How the United States has conducted this ‘war on terror’ is, for some time now, an issue that has seeped their way to the headlines, from the illegal Guantanamo Bay detention facility in Cuba, to the revelations of former intelligence officers, including Snowden and Assange.

But more recently, in a redacted 500-page Senate Intelligence Committee report on how the CIA conducted it’s euphemistically called ‘enhanced interrogation techniques’, it was confirmed that the CIA conducted a secret torture program. It is no surprise, but what is worrying is that no one person was named nor the critical times they were conducted were mentioned in the report. As Bush and Obama fondly remind the world, ‘people should be held accountable’. But as we suspect, moral relativism plays a role in how the US conducts its foreign policy.

For instance, former US vice president Dick Cheney staunchly denied that the CIA’s program of enhanced interrogation techniques is equivalent to the legal term ‘torture’. In an emotional interview with NBC’s “Meet the Press”, Cheney, a recipient of the Presidential Medal of Freedom, was unapologetic about the CIA program, and instead said ‘I would do it again in a minute’.
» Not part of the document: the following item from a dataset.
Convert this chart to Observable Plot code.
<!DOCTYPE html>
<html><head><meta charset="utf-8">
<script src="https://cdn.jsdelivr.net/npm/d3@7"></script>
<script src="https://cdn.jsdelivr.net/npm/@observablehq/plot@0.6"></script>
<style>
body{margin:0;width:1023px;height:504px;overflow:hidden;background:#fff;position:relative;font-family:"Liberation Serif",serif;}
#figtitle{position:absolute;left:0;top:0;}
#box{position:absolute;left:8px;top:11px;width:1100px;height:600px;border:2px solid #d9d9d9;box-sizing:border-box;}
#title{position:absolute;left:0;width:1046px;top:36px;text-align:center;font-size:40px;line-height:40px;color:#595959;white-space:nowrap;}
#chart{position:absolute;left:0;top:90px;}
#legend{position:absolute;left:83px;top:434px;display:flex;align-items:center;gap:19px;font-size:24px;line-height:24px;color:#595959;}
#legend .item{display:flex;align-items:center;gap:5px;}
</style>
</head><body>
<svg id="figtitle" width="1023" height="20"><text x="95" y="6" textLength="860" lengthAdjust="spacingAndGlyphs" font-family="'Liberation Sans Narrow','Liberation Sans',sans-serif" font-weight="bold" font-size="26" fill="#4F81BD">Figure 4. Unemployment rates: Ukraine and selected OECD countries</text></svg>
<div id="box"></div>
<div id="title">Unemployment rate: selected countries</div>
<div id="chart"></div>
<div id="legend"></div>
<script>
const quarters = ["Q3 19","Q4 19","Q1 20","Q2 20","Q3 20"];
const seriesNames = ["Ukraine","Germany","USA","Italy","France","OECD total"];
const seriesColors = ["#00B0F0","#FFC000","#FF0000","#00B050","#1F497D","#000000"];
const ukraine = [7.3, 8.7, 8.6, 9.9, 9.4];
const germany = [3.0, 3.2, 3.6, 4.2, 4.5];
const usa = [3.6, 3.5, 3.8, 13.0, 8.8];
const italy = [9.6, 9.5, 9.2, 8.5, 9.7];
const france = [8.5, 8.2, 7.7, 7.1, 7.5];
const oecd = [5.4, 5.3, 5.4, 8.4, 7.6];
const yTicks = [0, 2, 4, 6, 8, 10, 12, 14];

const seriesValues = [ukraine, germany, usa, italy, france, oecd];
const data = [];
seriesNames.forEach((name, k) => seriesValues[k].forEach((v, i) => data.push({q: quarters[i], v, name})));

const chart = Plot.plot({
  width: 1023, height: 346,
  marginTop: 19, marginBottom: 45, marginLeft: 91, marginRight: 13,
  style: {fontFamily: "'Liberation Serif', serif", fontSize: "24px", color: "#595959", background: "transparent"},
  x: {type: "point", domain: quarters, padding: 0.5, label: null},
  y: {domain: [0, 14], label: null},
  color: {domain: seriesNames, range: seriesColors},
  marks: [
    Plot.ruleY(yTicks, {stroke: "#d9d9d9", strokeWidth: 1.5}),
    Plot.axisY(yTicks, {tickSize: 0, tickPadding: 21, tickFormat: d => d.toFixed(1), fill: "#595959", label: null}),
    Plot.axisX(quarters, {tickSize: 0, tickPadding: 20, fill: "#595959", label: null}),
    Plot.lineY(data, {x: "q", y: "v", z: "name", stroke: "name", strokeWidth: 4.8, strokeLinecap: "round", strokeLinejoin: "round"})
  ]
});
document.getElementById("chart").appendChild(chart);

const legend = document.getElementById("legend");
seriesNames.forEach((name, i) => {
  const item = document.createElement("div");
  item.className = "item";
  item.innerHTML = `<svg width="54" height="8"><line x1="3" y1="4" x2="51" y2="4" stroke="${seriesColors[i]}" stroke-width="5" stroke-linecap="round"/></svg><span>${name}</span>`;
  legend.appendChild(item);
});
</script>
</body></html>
The former vice president also played the emotional card, saying that what constitutes torture were the 9/11 attacks, saying that “there is no comparison between that and what we did with respect to enhanced interrogation”. As to what the NBC host enumerated (rectal feeding, keeping a man in a coffin-sized box, handcuffing another man’s wrist to an overhead bar for 22 hours per day, for two consecutive days) during the interview, Cheney pointed out that “I have no problem as long as we achieve our objective.”

On the one hand, the US Department of State denied the possibility of prosecuting anyone involved in the CIA’s torture program. In a press meeting, Jen Psaki played the emotional card saying “we made the decision to lay out very transparently what exactly we have done in the past that we didn’t think was consistent with our values, and I think that’s showing strength as a nation”. Such statement is consistent with Obama, who advised Americans “to focus on…getting things right in the future as opposed to looking at what we got wrong in the past.”

This essentially denies anyone from being held accountable for such gruesome misdeeds. Indeed, by choosing to move on and forget about the past, the US is fortifying its foreign policy position of using torture as an available option for future American leaders because it is morally relative to do so.